I put my finder on a button underneath my desk. “Is that so?"

"Yes I didn't come here for a fight. Normally I'd arrest you, on many charges, including child endangerment, and espionage. Besides the fact that you are a vigilante. But this is far more important."


“More important than you taking away people's liberties?" I accuse. “You and your Registration Act drafted anyone with a superpower!"

He glares. "Like you trusted them so much did you not create Brother I to watch those with Superpowers? Or do you not have many ways to defeat the Justice League in case they go rouge in your computer? Look here, the registration Act wasn't perfect, but it was the lesser of two evils heroes need training, and the Teen Titans idea doesn’t work, hell how many of them are dead now? People didn't want vigilantes with the power to burn down cities just running around. “He sighs.” But this is bigger."

“What is?"

“You should Know Bruce, Skrulls they now have superpowers, all of them."

I sigh. “I and The Outlaws did find evidence that they were experimenting with the metahuman genome, they couldn't duplicate Kryptonian, but others they were close."

“Well they've succeeded, Mister Wayne. One had the eyebeams of Cyclops, someone's fire power, and other abilities. They are going to take hew world right from under our noses unless we fight back."

“What do you propose?" I ask.

“You’re too big a resource to lock away It would be better to have Batman fighting there skrulls, than sitting in a cell. I say we pool our resources, rid the Earth of this threat, and then worry about anything else later. "

I shake his hand. “Sounds good, though I still don't like you."

“You don't have to." He smiles. “I’ve worked with USAgent so I'm used so I know people don't have to like each other to work for the common good."

The Outlaws aren't going to like this, tough, if they don't they know where the door is. After I get home I dress in my bat costume and am about to call a meeting of the JLA to brief them on the Stark situation. When this strange teenage, boy stumbles into the cave.

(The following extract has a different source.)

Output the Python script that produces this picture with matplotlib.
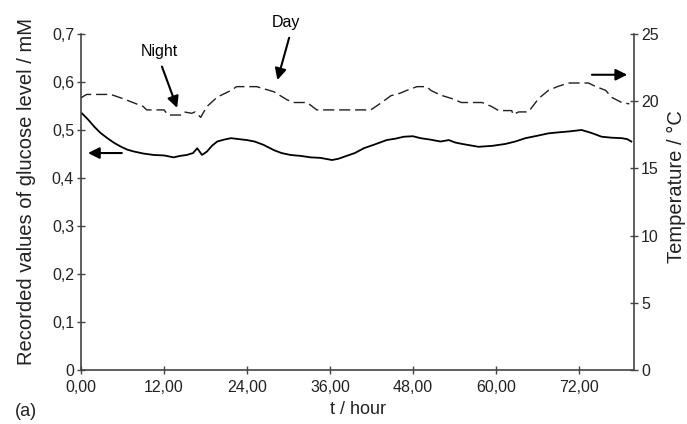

“Bruce I need you're help!"

“Who are you?" I yell. “How did you get into this cave?"

“Well my name's terry and I'm Batman."

Great an insane kid I'm about to throw a Batarang at him when he shows me technology more advanced than I've ever seen, And of all things it' an I pod from the future.

“I’m from another time and I've been sent to take Bruce Cain back with me."

“By Who?" I interrogate.

“By you."

Sounds like I need to hear this kid out, I'll decide if he's crazy after.

6 comments:

Nightwing said...

Now that explains the strange things I heard down the communicators because let me put it this way, it sure as Hell was not Oracle.

You know...Bruce if you want any tips for you and Diana I'd happily help.

Danny Bailey said...

just becuase Batman could doesnt mean he is going to right that second esp sitting there as Bruce Wayne

- said...

I wouldn't have punched Stark either.

I would've killed him.

Jon the Intergalactic Gladiator said...

Stop the soap opera I want to get off!

;-)

Jean-Luc Picard said...

I'd kick him out rather than listen.

Batman said...

Koma:The goddamn Batman is an idiot.

Nightwing: Dick I spent years traveling all over the world learning about evreything . Including exotic love making techniques. I can likely teach you a few things.

Danny: No kidding.

Deathstroke : I know what yoiu would do and don't like it.

Jon: heh.

Jean Luc: I have a plan for him.

Professor X : Yes and I have a movie coming out too it's advantagoues for us both.